The City, in Smulyan, supra, made the same challenge it now makes here. A virtually identical instruction in that case, we concluded, "was fully consonant with the court's evidentiary ruling and was entirely correct and appropriate." Smulyan, supra, 41 Md. App. at 222, 397 A.2d at 209. The City's argument relative to the instruction is lacking in merit.
III.
Lastly, the appellant asserts that Judge Sklar erred in refusing to permit the Assistant City Solicitor to cross-examine Dr. Moses regarding Kelso's investment in the subject properties. The City believes that those transactions should have been admitted as "comparable sales." Appellant suggests that Judge Sklar forestalled the cross-examination simply because the sales took place five years prior to the act of condemnation and, accordingly, abused his discretion.
If the record bore out appellant's view of the judge's basis for his ruling, the contention might be pregnant with merit. Our review of Judge Sklar's ruling, however, indicates to us that the judge prohibited the cross-examination not only because of the elapsed time, but also because of the improvement made in the area surrounding Kelso's land during the intervening period.
*296 A trial court has wide discretion in determining what sales, if any, are reasonably comparable. Bergeman v. State Roads Commission, 218 Md. 137, 145, 146 A.2d 48, 53 (1958); Lustine v.
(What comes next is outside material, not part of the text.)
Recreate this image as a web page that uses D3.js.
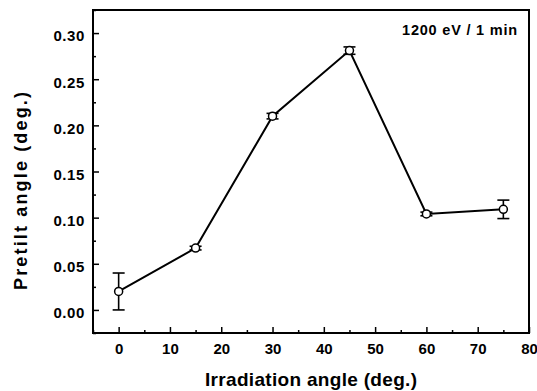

State Roads Commission, 217 Md. 274, 280, 142 A.2d 566, 568 (1958); Patterson v. City of Baltimore, 127 Md. 233, 241, 96 A. 458, 461 (1915). The Court, in City of Baltimore v. Schreiber, 243 Md. 546, 551, 221 A.2d 663, 665-66 (1966), declared:
"There are a myriad of circumstances to be considered in each case in determining if the time the purchase price was paid was too remote to have any probative value in aiding the jury's ascertainment of present fair market value. Such circumstances include: degree of change in the condition of the property, changes in the condition of the surrounding property or in the character of the neighborhood, economic growth in the area, etc." (Citations omitted.)
Whenever there is a question in the trial judge's mind as to the relevance of a particular sale or sales, the better practice is to admit the evidence, and leave the weight to be accorded it to the jury, City of Baltimore v. Schreiber, supra; Lustine v. State Roads Commission, supra. There is, however, no "hard and fast standard" as to either the admission or exclusion of such evidence. Belworth, Inc. v. City of Baltimore, 256 Md. 369, 374, 260 A.2d 284, 287 (1970).
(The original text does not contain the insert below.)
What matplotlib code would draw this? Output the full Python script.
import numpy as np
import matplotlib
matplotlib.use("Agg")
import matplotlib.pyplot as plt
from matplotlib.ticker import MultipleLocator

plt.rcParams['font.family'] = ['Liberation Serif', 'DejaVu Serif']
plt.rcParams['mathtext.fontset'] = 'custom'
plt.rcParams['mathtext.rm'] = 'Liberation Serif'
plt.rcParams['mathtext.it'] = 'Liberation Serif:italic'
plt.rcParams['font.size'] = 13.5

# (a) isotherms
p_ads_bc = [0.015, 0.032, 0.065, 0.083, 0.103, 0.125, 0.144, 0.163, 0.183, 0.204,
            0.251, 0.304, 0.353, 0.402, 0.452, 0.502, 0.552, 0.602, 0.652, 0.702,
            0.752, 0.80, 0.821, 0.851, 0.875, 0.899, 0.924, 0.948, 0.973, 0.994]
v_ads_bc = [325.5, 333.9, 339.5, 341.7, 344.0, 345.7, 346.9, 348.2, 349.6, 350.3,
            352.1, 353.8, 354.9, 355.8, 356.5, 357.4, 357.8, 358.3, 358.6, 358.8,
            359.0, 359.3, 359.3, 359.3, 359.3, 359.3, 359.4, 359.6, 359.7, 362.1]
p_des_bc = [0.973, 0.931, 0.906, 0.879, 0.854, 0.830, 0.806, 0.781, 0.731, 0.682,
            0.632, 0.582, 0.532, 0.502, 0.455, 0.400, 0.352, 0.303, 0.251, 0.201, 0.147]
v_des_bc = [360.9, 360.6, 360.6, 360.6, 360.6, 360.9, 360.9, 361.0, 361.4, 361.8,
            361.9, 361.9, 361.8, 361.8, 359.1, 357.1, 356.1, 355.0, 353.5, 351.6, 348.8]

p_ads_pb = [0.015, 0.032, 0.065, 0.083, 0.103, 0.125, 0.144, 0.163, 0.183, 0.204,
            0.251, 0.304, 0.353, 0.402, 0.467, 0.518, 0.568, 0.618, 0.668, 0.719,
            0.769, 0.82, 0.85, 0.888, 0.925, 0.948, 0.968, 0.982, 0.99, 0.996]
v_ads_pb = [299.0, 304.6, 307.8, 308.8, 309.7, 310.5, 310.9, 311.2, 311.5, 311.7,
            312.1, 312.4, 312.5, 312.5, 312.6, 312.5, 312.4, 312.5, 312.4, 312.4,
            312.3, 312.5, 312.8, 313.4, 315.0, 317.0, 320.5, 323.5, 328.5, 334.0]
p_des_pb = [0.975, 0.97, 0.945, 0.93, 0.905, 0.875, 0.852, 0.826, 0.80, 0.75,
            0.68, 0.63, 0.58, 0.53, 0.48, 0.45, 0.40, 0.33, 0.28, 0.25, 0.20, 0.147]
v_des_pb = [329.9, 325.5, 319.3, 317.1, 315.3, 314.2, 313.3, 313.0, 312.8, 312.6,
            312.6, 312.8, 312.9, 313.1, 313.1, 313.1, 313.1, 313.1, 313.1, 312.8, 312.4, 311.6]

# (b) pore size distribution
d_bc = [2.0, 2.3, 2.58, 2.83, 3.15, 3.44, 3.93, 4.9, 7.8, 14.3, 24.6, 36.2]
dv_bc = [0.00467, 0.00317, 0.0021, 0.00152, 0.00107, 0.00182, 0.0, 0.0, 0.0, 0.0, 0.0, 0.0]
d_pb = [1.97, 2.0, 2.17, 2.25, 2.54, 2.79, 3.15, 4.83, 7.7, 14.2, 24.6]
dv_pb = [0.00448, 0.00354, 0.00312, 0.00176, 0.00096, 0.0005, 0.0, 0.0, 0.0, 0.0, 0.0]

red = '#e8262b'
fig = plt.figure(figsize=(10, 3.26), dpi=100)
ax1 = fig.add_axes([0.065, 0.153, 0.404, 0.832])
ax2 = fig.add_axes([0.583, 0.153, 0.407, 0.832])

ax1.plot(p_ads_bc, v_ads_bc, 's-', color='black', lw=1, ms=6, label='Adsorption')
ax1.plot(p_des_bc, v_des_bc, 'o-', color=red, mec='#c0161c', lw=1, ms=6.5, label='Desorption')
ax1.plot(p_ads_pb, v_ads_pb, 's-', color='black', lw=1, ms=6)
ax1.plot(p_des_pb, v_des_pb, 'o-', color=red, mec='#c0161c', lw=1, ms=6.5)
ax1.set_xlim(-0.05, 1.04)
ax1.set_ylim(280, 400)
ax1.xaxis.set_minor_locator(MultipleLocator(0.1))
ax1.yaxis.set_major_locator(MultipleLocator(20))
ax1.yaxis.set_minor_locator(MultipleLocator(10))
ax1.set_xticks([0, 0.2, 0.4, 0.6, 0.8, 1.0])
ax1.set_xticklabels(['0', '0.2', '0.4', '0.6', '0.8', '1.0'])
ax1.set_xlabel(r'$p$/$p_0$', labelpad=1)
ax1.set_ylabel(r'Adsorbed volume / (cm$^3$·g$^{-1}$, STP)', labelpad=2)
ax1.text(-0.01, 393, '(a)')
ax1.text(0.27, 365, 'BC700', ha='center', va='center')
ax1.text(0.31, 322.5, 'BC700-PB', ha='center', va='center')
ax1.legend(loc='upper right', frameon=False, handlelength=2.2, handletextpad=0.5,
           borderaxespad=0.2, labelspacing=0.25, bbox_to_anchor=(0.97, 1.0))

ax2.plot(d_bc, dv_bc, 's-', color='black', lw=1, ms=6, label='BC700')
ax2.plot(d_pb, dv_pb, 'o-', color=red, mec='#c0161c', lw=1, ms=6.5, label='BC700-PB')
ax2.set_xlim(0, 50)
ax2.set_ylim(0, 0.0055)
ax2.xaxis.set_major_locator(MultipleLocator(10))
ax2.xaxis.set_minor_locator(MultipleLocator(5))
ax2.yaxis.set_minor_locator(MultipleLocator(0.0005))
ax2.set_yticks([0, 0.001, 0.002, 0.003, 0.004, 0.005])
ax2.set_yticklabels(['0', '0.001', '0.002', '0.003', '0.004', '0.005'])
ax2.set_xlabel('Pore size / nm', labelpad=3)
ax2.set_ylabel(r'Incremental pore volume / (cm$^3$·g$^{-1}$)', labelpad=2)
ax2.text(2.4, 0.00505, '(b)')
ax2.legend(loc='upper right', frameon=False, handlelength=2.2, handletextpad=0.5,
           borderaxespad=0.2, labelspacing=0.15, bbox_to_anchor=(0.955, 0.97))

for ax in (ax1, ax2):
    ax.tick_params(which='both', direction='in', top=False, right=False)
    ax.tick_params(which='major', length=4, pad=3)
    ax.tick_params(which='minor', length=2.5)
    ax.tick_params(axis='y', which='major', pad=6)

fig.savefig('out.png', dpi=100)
We perceive no abuse of discretion by Judge Sklar, who observed that there was significant improvement in the surrounding neighborhood between the time of purchase by Kelso and the City's taking via condemnation of the Kelso property.
Moreover, we note that a number of the properties were purchased by Kelso at tax sales. Such transactions do not ordinarily establish "fair market value," inasmuch as they are "forced sales" and not voluntary in nature. Under the circumstances of this case, the evidence as to the purchase price paid at a tax sale is irrelevant. It could tend to confuse *297 the jury and might work an injustice to Kelso. Thus, even if there were no significant changes in the neighborhood, we would still affirm Judge Sklar's ruling as to the admission of the tax sale information.
Judgment affirmed.
Costs to be paid by appellant.
NOTES
[1] S.K. Sperling, Poplollies and Bellibones, A Celebration of Lost Words 98 (1977). The term was coined by linking together four words from an Eton Latin grammar book. The four words are flocci-nauci-nihili-pili and adding "fication."
[2] Other appellees are Wilmer Court, Inc. and Arnold and Eva Cohen. We, for purpose of clarity and simplicity shall refer to all appellees as "Kelso."
[3] The docket entries disclose that by order of the court, dated October 25, 1973, the cases were consolidated, and by agreement, only one inquisition was to be rendered for all the parcels that involved Kelso and the others named in n. 2, supra.
[4] Kelso was a reasonably good prognosticator. The property was rezoned by Baltimore City Ordinance No. 774 (Dec. 17, 1974) to commercial usage and was sold to the Federal government so that the Social Security Complex could be built thereon.
[5] The Court of Appeals pointed out that Kelso should be permitted to demonstrate, if possible, that the City, through fraud, had depressed the value of the property.
[6] The appraisal was in reality an appraisal of three different sized tracts, so that G.S.A. had some flexibility in selecting the size of the Social Security facility.
[7] Klein's report detailed the present bus routes servicing the area and noted that the proposed subway included plans for a station within several blocks of the subject property. Klein also pointed out that both the Greyhound bus terminal and the Pennsylvania Railroad Station were located nearby. The re-use appraisal detailed the streets, both present and future, by which the property could be reached.
[8] In the "reuse appraisal" Klein opined that "as of May 1, 1973, the value in re-use of the subject property under the three potential plans of disposition are as follows:
Plan No. 1 [(515,577 sq. ft.)] $4,050,000 in fee simple [or $7.86 per sq. ft.] Plan No. 2 [(610,127 sq. ft.)] $4,950,000 in fee simple [or $8.11 per sq. ft.] Plan No. 3 [(693,551 sq. ft.)] $5,800,000 in fee simple [or $8.36 per sq. ft.]
[9] Appellee's expert testified that in his view, the parcels were worth $323,700, or approximately $6.20 per square foot. Obviously, the jury did not totally accept either expert's appraisal.
[10] See, e.g., Nichols, Eminent Domain § 18.45 (2) (3rd ed. 1969); State ex rel. Symms v. Cole Fire Protection District, 92 Idaho 810, 451 P.2d 1011 (1969).